▶ [Your goal]
Retype the entries, please, from their first line to the line containing "62000, 64000, 66000];", exactly and only those lines, minus the pictures.
*** Data for processing
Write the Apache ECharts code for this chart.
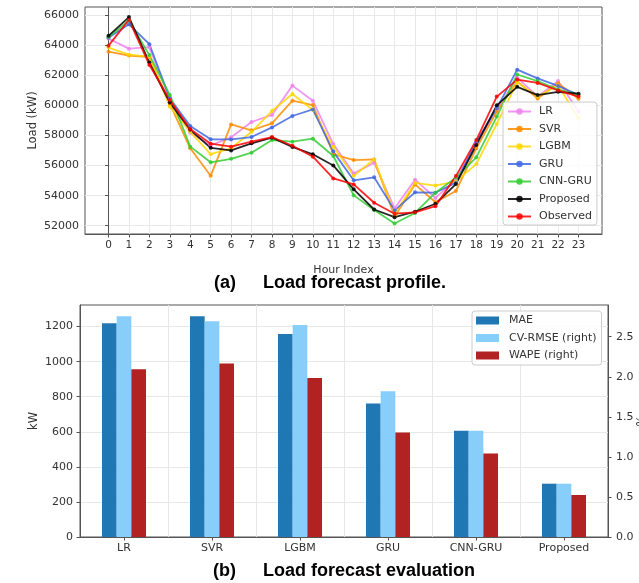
<!DOCTYPE html>
<html>
<head>
<meta charset="utf-8">
<script src="https://cdn.jsdelivr.net/npm/echarts@6/dist/echarts.min.js"></script>
<style>
  html, body { margin: 0; padding: 0; background: #fff; }
  #chart { width: 639px; height: 583px; }
</style>
</head>
<body>
<div id="chart"></div>
<script>
// (a) hourly load profile, kW
let hours = [0, 1, 2, 3, 4, 5, 6, 7, 8, 9, 10, 11, 12, 13, 14, 15, 16, 17, 18, 19, 20, 21, 22, 23];
let loadTicks = [52000, 54000, 56000, 58000, 60000, 62000, 64000, 66000];

let lrLoad       = [64450, 63780, 63880, 60400, 58180, 57350, 57880, 58900, 59370, 61320, 60320, 57430, 55480, 56190, 53160, 55060, 53850, 55050, 57480, 59700, 61850, 60600, 61620, 59600];
let svrLoad      = [63580, 63320, 63220, 60100, 57150, 55320, 58740, 58350, 58810, 60320, 60030, 56770, 56370, 56410, 52600, 54750, 53560, 54310, 57150, 59590, 61600, 60460, 61480, 60450];
let lgbmLoad     = [63850, 63380, 63250, 59920, 58250, 56760, 57150, 58250, 59630, 60760, 59700, 57260, 55330, 56410, 52820, 54850, 54670, 54950, 56100, 58770, 61550, 60600, 61350, 59150];
let gruLoad      = [64500, 65400, 64080, 60480, 58640, 57750, 57740, 57900, 58540, 59300, 59740, 56930, 55020, 55220, 53020, 54220, 54200, 54860, 57590, 59810, 62380, 61800, 61300, 60710];
let cnnGruLoad   = [64550, 65650, 63350, 60700, 57260, 56220, 56450, 56860, 57700, 57590, 57790, 56640, 54020, 53040, 52150, 52850, 54200, 55200, 56550, 59260, 62060, 61620, 61050, 60720];
let proposedLoad = [64630, 65880, 62850, 60190, 58380, 57180, 57010, 57480, 57860, 57240, 56750, 56010, 54420, 53080, 52570, 52930, 53460, 54770, 57370, 60010, 61240, 60690, 60910, 60780];
let observedLoad = [63980, 65690, 62700, 60360, 58440, 57460, 57260, 57590, 57900, 57320, 56590, 55150, 54750, 53530, 52800, 52890, 53300, 55300, 57700, 60590, 61720, 61500, 61000, 60590];

// (b) evaluation
let models = ['LR', 'SVR', 'LGBM', 'GRU', 'CNN-GRU', 'Proposed'];
let mae    = [1219, 1259, 1157, 761, 606, 304];
let cvRmse = [2.755, 2.693, 2.647, 1.82, 1.325, 0.665];
let wape   = [2.095, 2.165, 1.986, 1.304, 1.042, 0.524];
let kwTicks  = [0, 200, 400, 600, 800, 1000, 1200];
let pctTicks = [0, 0.5, 1.0, 1.5, 2.0, 2.5];

let tickFont = 'DejaVu Sans';
let spine = '#555';
let gridColor = '#e8e8e8';
let plain = function (v) { return String(v); };

let lineSeries = [
  ['LR', lrLoad, '#ee82ee'],
  ['SVR', svrLoad, '#ff8c00'],
  ['LGBM', lgbmLoad, '#ffd700'],
  ['GRU', gruLoad, '#4169e1'],
  ['CNN-GRU', cnnGruLoad, '#32cd32'],
  ['Proposed', proposedLoad, '#000000'],
  ['Observed', observedLoad, '#ff0000']
].map(function (s) {
  return {
    name: s[0],
    type: 'line',
    xAxisIndex: 0,
    yAxisIndex: 0,
    data: hours.map(function (h, i) { return [h, s[1][i]]; }),
    symbol: 'circle',
    symbolSize: 4,
    color: s[2],
    lineStyle: { width: 1.8, opacity: 0.85 },
    itemStyle: { opacity: 0.85 }
  };
});

let barSeries = [
  { name: 'MAE', type: 'bar', xAxisIndex: 1, yAxisIndex: 1, data: mae, color: '#1f77b4' },
  { name: 'CV-RMSE (right)', type: 'bar', xAxisIndex: 1, yAxisIndex: 2, data: cvRmse, color: '#87cefa' },
  { name: 'WAPE (right)', type: 'bar', xAxisIndex: 1, yAxisIndex: 2, data: wape, color: '#b22222' }
].map(function (s) {
  s.barWidth = '16.67%';
  s.barGap = '0%';
  return s;
});

let chart = echarts.init(document.getElementById('chart'));

let option = {
  animation: false,
  grid: [
    { left: 85, top: 7, width: 517, height: 227, show: true, borderColor: spine, borderWidth: 1, outerBoundsMode: 'none' },
    { left: 80, top: 305, width: 528, height: 232, show: true, borderColor: spine, borderWidth: 1, outerBoundsMode: 'none' }
  ],
  legend: [
    {
      data: lineSeries.map(function (s) { return s.name; }),
      orient: 'vertical',
      left: 503,
      top: 102,
      itemWidth: 23,
      itemHeight: 8,
      itemGap: 6.5,
      padding: [4, 5, 3, 4],
      backgroundColor: 'rgba(255,255,255,0.85)',
      borderColor: '#ccc',
      borderWidth: 1,
      borderRadius: 3,
      textStyle: { fontFamily: tickFont, fontSize: 11, color: '#333', padding: [0, 0, 0, 3] }
    },
    {
      data: barSeries.map(function (s) { return s.name; }),
      orient: 'vertical',
      left: 472,
      top: 311,
      icon: 'rect',
      itemWidth: 23,
      itemHeight: 8,
      itemGap: 6.5,
      padding: [4, 5, 4, 4],
      backgroundColor: 'rgba(255,255,255,0.85)',
      borderColor: '#ccc',
      borderWidth: 1,
      borderRadius: 3,
      textStyle: { fontFamily: tickFont, fontSize: 11, color: '#333', padding: [0, 0, 0, 5] }
    }
  ],
  xAxis: [
    {
      type: 'value',
      gridIndex: 0,
      min: -1.15,
      max: 24.15,
      name: 'Hour Index',
      nameLocation: 'middle',
      nameGap: 31,
      nameMoveOverlap: false,
      nameTextStyle: { fontFamily: tickFont, fontSize: 11, color: '#333' },
      axisLine: { show: true, onZero: false, lineStyle: { color: spine } },
      axisTick: { show: true, length: 3.5, lineStyle: { color: spine }, customValues: hours },
      axisLabel: { fontFamily: tickFont, fontSize: 10.5, color: '#333', margin: 6, customValues: hours },
      splitLine: { show: true, lineStyle: { color: gridColor, width: 1 } }
    },
    {
      type: 'category',
      gridIndex: 1,
      data: models,
      axisLine: { show: true, lineStyle: { color: spine } },
      axisTick: { show: true, alignWithLabel: true, length: 3.5, lineStyle: { color: spine } },
      axisLabel: { fontFamily: tickFont, fontSize: 11, color: '#333', margin: 6 },
      splitLine: { show: true, lineStyle: { color: gridColor, width: 1 } }
    }
  ],
  yAxis: [
    {
      type: 'value',
      gridIndex: 0,
      min: 51450,
      max: 66550,
      name: 'Load (kW)',
      nameLocation: 'middle',
      nameGap: 46,
      nameMoveOverlap: false,
      nameTextStyle: { fontFamily: tickFont, fontSize: 11.5, color: '#333' },
      axisLine: { show: true, lineStyle: { color: spine } },
      axisTick: { show: true, length: 3.5, lineStyle: { color: spine }, customValues: loadTicks },
      axisLabel: { fontFamily: tickFont, fontSize: 11, color: '#333', margin: 6, customValues: loadTicks, formatter: plain },
      splitLine: { show: true, lineStyle: { color: gridColor, width: 1 } }
    },
    {
      type: 'value',
      gridIndex: 1,
      min: 0,
      max: 1323,
      name: 'kW',
      nameLocation: 'middle',
      nameGap: 40,
      nameMoveOverlap: false,
      nameTextStyle: { fontFamily: tickFont, fontSize: 11.5, color: '#333' },
      axisLine: { show: true, lineStyle: { color: spine } },
      axisTick: { show: true, length: 3.5, lineStyle: { color: spine }, customValues: kwTicks },
      axisLabel: { fontFamily: tickFont, fontSize: 11, color: '#333', margin: 7, customValues: kwTicks, formatter: plain },
      splitLine: { show: true, lineStyle: { color: gridColor, width: 1 } }
    },
    {
      type: 'value',
      gridIndex: 1,
      position: 'right',
      min: 0,
      max: 2.896,
      name: '%',
      nameLocation: 'middle',
      nameRotate: 90,
      nameGap: 28,
      nameMoveOverlap: false,
      nameTextStyle: { fontFamily: tickFont, fontSize: 11.5, color: '#333' },
      axisLine: { show: true, lineStyle: { color: spine } },
      axisTick: { show: true, length: 3.5, lineStyle: { color: spine }, customValues: pctTicks },
      axisLabel: {
        fontFamily: tickFont, fontSize: 11, color: '#333', margin: 8, customValues: pctTicks,
        formatter: function (v) { return v.toFixed(1); }
      },
      splitLine: { show: false }
    }
  ],
  graphic: [
    { type: 'text', left: 214, top: 274, style: { text: '(a)', font: 'bold 18px "Liberation Sans"', fill: '#000' } },
    { type: 'text', left: 263, top: 274, style: { text: 'Load forecast profile.', font: 'bold 18px "Liberation Sans"', fill: '#000' } },
    { type: 'text', left: 213, top: 562, style: { text: '(b)', font: 'bold 18px "Liberation Sans"', fill: '#000' } },
    { type: 'text', left: 263, top: 562, style: { text: 'Load forecast evaluation', font: 'bold 18px "Liberation Sans"', fill: '#000' } }
  ],
  series: lineSeries.concat(barSeries)
};

chart.setOption(option);
</script>
</body>
</html>
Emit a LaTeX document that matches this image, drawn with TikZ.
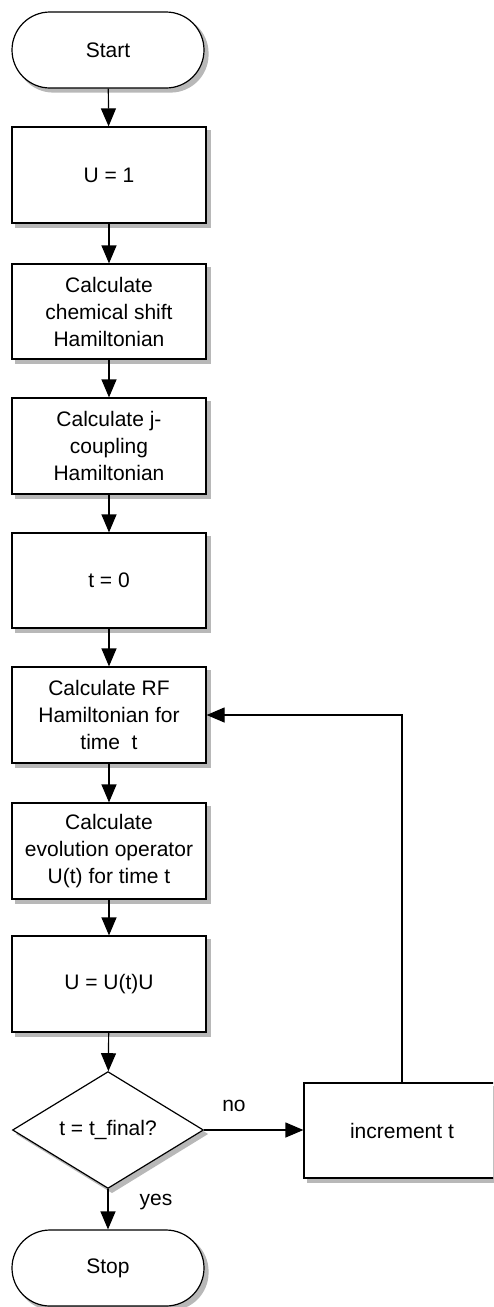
******
▶ [Response to the exercise]
Write the Apache ECharts code for this chart.
<!DOCTYPE html>
<html>
<head>
<meta charset="utf-8">
<script src="https://cdn.jsdelivr.net/npm/echarts@6/dist/echarts.min.js"></script>
<style>
  html, body { margin: 0; padding: 0; background: #fff; }
  #chart { width: 639px; height: 583px; }
</style>
</head>
<body>
<div id="chart"></div>
<script>
// (a) hourly load profile, kW
let hours = [0, 1, 2, 3, 4, 5, 6, 7, 8, 9, 10, 11, 12, 13, 14, 15, 16, 17, 18, 19, 20, 21, 22, 23];
let loadTicks = [52000, 54000, 56000, 58000, 60000, 62000, 64000, 66000];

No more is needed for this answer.